*Task input:*
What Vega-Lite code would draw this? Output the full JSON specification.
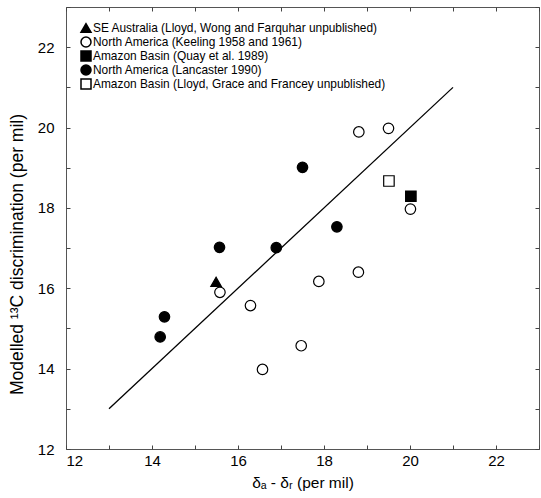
{
  "$schema": "https://vega.github.io/schema/vega-lite/v6.json",
  "width": 473,
  "height": 442,
  "autosize": {"type": "none"},
  "padding": {"left": 66, "top": 7, "right": 2, "bottom": 49},
  "background": "white",
  "config": {
    "font": "Liberation Sans",
    "view": {"stroke": "#555555", "strokeWidth": 1},
    "axis": {
      "grid": false,
      "domain": false,
      "tickColor": "#444444",
      "tickSize": -4,
      "labelColor": "black",
      "labelFontSize": 15,
      "titleColor": "black",
      "titleFontWeight": "normal"
    },
    "legend": {
      "orient": "none",
      "legendX": 14,
      "legendY": 15,
      "padding": 0,
      "rowPadding": -2.7,
      "labelFontSize": 11.9,
      "labelColor": "black",
      "labelLimit": 0,
      "labelOffset": 1,
      "symbolSize": 100
    }
  },
  "datasets": {
    "points": [
      {"source": "SE Australia (Lloyd, Wong and Farquhar unpublished)", "d": 15.49, "m": 16.16},
      {"source": "North America (Keeling 1958 and 1961)", "d": 15.58, "m": 15.9},
      {"source": "North America (Keeling 1958 and 1961)", "d": 16.29, "m": 15.57},
      {"source": "North America (Keeling 1958 and 1961)", "d": 16.57, "m": 13.98},
      {"source": "North America (Keeling 1958 and 1961)", "d": 17.47, "m": 14.57},
      {"source": "North America (Keeling 1958 and 1961)", "d": 17.88, "m": 16.17},
      {"source": "North America (Keeling 1958 and 1961)", "d": 18.8, "m": 16.4},
      {"source": "North America (Keeling 1958 and 1961)", "d": 18.81, "m": 19.89},
      {"source": "North America (Keeling 1958 and 1961)", "d": 19.5, "m": 19.98},
      {"source": "North America (Keeling 1958 and 1961)", "d": 20.01, "m": 17.97},
      {"source": "Amazon Basin (Quay et al. 1989)", "d": 20.02, "m": 18.29},
      {"source": "North America (Lancaster 1990)", "d": 14.19, "m": 14.79},
      {"source": "North America (Lancaster 1990)", "d": 14.29, "m": 15.29},
      {"source": "North America (Lancaster 1990)", "d": 15.57, "m": 17.02},
      {"source": "North America (Lancaster 1990)", "d": 16.89, "m": 17.01},
      {"source": "North America (Lancaster 1990)", "d": 17.5, "m": 19.01},
      {"source": "North America (Lancaster 1990)", "d": 18.3, "m": 17.53},
      {"source": "Amazon Basin (Lloyd, Grace and Francey unpublished)", "d": 19.51, "m": 18.67}
    ],
    "fit": [
      {"d": 13, "m": 13},
      {"d": 21, "m": 21}
    ]
  },
  "layer": [
    {
      "data": {"name": "fit"},
      "mark": {"type": "line", "color": "black", "strokeWidth": 1.3},
      "encoding": {
        "x": {
          "field": "d", "type": "quantitative",
          "scale": {"domain": [12, 23], "nice": false, "zero": false},
          "axis": {"orient": "top", "values": [12, 13, 14, 15, 16, 17, 18, 19, 20, 21, 22, 23], "labels": false, "title": null}
        },
        "y": {
          "field": "m", "type": "quantitative",
          "scale": {"domain": [12, 23], "nice": false, "zero": false},
          "axis": {"orient": "right", "values": [12, 13, 14, 15, 16, 17, 18, 19, 20, 21, 22, 23], "labels": false, "title": null}
        }
      }
    },
    {
      "data": {"name": "points"},
      "mark": {"type": "point", "filled": true, "stroke": "black", "strokeWidth": 1.2, "opacity": 1, "size": 110},
      "encoding": {
        "x": {
          "field": "d", "type": "quantitative",
          "scale": {"domain": [12, 23], "nice": false, "zero": false},
          "axis": {
            "orient": "bottom",
            "values": [12, 13, 14, 15, 16, 17, 18, 19, 20, 21, 22, 23],
            "labelExpr": "datum.value % 2 == 0 ? datum.label : ''",
            "labelPadding": 8,
            "title": "δₐ - δᵣ (per mil)",
            "titleFontSize": 15.5,
            "titlePadding": 7
          }
        },
        "y": {
          "field": "m", "type": "quantitative",
          "scale": {"domain": [12, 23], "nice": false, "zero": false},
          "axis": {
            "orient": "left",
            "values": [12, 13, 14, 15, 16, 17, 18, 19, 20, 21, 22, 23],
            "labelExpr": "datum.value % 2 == 0 ? datum.label : ''",
            "labelPadding": 16,
            "title": "Modelled ¹³C discrimination (per mil)",
            "titleFontSize": 17.5,
            "titleX": -49,
            "titleY": 247,
            "titleBaseline": "middle"
          }
        },
        "shape": {
          "field": "source", "type": "nominal",
          "scale": {
            "domain": [
              "SE Australia (Lloyd, Wong and Farquhar unpublished)",
              "North America (Keeling 1958 and 1961)",
              "Amazon Basin (Quay et al. 1989)",
              "North America (Lancaster 1990)",
              "Amazon Basin (Lloyd, Grace and Francey unpublished)"
            ],
            "range": ["triangle-up", "circle", "square", "circle", "square"]
          },
          "legend": {
            "title": null,
            "encode": {"symbols": {"update": {"stroke": {"value": "black"}, "strokeWidth": {"value": 1.2}}}}
          }
        },
        "fill": {
          "field": "source", "type": "nominal",
          "scale": {
            "domain": [
              "SE Australia (Lloyd, Wong and Farquhar unpublished)",
              "North America (Keeling 1958 and 1961)",
              "Amazon Basin (Quay et al. 1989)",
              "North America (Lancaster 1990)",
              "Amazon Basin (Lloyd, Grace and Francey unpublished)"
            ],
            "range": ["black", "white", "black", "black", "white"]
          },
          "legend": {
            "title": null,
            "encode": {"symbols": {"update": {"stroke": {"value": "black"}, "strokeWidth": {"value": 1.2}}}}
          }
        }
      }
    }
  ],
  "resolve": {"axis": {"x": "independent", "y": "independent"}}
}
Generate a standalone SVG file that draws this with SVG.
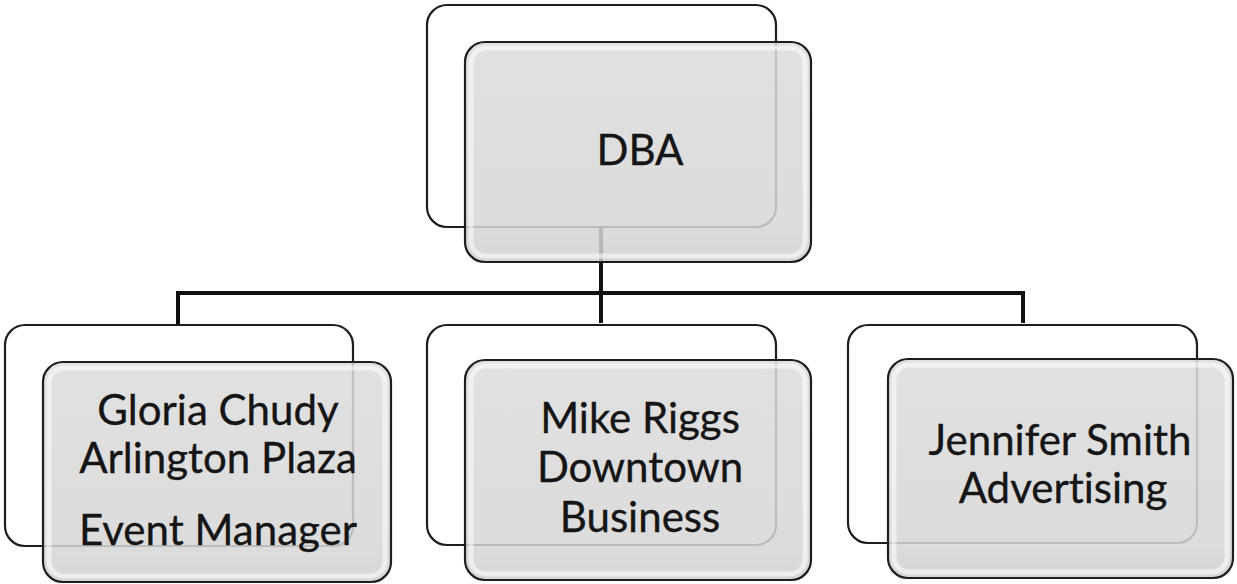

*What the task requires:* Going over the lines above, work out how many include "this", then give only that number.

*Completed task:* 2